** BEGIN **
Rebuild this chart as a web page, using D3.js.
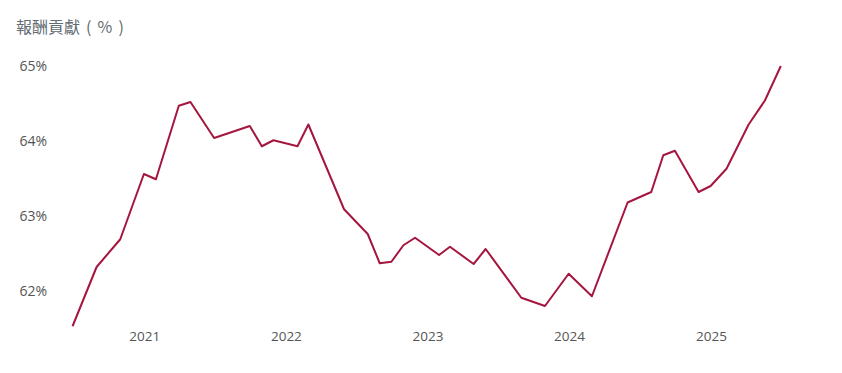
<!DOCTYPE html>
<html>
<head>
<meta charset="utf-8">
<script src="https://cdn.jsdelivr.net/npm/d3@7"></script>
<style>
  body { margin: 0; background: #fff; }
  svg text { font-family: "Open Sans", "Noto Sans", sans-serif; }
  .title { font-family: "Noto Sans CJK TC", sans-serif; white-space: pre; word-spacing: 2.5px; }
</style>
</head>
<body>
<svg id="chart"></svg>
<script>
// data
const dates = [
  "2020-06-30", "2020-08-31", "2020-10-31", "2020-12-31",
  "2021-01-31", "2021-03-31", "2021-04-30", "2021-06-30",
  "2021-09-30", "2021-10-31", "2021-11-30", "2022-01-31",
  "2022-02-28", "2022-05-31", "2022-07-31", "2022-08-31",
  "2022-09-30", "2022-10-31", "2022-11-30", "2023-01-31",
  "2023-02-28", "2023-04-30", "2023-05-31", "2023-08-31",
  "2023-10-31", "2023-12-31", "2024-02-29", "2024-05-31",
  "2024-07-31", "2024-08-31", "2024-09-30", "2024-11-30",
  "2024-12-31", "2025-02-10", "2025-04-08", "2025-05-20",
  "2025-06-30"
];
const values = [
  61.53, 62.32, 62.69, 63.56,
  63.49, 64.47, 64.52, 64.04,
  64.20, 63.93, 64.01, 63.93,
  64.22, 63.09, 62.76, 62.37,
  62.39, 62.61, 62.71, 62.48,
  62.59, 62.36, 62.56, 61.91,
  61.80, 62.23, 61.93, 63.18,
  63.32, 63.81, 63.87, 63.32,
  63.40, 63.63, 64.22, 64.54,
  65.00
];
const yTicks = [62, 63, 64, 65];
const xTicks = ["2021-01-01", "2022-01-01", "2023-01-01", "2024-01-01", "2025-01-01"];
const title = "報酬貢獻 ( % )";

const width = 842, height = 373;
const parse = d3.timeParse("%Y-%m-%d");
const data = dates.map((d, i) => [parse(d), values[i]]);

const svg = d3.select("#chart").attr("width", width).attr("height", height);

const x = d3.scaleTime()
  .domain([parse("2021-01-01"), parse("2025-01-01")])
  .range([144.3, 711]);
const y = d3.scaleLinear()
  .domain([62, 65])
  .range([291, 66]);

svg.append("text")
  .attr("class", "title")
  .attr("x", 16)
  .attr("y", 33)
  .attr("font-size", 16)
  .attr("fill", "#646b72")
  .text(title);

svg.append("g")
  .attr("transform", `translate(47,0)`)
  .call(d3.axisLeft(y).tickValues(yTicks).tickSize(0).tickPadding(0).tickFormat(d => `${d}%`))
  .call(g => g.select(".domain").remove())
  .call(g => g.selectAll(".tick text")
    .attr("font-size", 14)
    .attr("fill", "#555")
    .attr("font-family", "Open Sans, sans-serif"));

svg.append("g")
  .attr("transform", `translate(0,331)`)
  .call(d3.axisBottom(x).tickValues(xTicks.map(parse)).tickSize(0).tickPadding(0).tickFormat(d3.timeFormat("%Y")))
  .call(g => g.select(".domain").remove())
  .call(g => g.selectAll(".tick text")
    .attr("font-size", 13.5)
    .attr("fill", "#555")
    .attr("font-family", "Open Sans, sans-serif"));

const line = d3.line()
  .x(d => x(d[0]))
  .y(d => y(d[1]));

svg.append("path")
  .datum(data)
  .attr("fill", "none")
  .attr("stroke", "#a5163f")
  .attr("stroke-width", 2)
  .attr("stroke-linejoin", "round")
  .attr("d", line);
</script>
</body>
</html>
** END **
_Exercise requirements_
Leave the pictures out and reproduce exactly the lines from the top of the listing above through the line with "const data = dates.map((d, i)".

_Output for this exercise_
Rebuild this chart as a web page, using D3.js.
<!DOCTYPE html>
<html>
<head>
<meta charset="utf-8">
<script src="https://cdn.jsdelivr.net/npm/d3@7"></script>
<style>
  body { margin: 0; background: #fff; }
  svg text { font-family: "Open Sans", "Noto Sans", sans-serif; }
  .title { font-family: "Noto Sans CJK TC", sans-serif; white-space: pre; word-spacing: 2.5px; }
</style>
</head>
<body>
<svg id="chart"></svg>
<script>
// data
const dates = [
  "2020-06-30", "2020-08-31", "2020-10-31", "2020-12-31",
  "2021-01-31", "2021-03-31", "2021-04-30", "2021-06-30",
  "2021-09-30", "2021-10-31", "2021-11-30", "2022-01-31",
  "2022-02-28", "2022-05-31", "2022-07-31", "2022-08-31",
  "2022-09-30", "2022-10-31", "2022-11-30", "2023-01-31",
  "2023-02-28", "2023-04-30", "2023-05-31", "2023-08-31",
  "2023-10-31", "2023-12-31", "2024-02-29", "2024-05-31",
  "2024-07-31", "2024-08-31", "2024-09-30", "2024-11-30",
  "2024-12-31", "2025-02-10", "2025-04-08", "2025-05-20",
  "2025-06-30"
];
const values = [
  61.53, 62.32, 62.69, 63.56,
  63.49, 64.47, 64.52, 64.04,
  64.20, 63.93, 64.01, 63.93,
  64.22, 63.09, 62.76, 62.37,
  62.39, 62.61, 62.71, 62.48,
  62.59, 62.36, 62.56, 61.91,
  61.80, 62.23, 61.93, 63.18,
  63.32, 63.81, 63.87, 63.32,
  63.40, 63.63, 64.22, 64.54,
  65.00
];
const yTicks = [62, 63, 64, 65];
const xTicks = ["2021-01-01", "2022-01-01", "2023-01-01", "2024-01-01", "2025-01-01"];
const title = "報酬貢獻 ( % )";

const width = 842, height = 373;
const parse = d3.timeParse("%Y-%m-%d");
const data = dates.map((d, i) => [parse(d), values[i]]);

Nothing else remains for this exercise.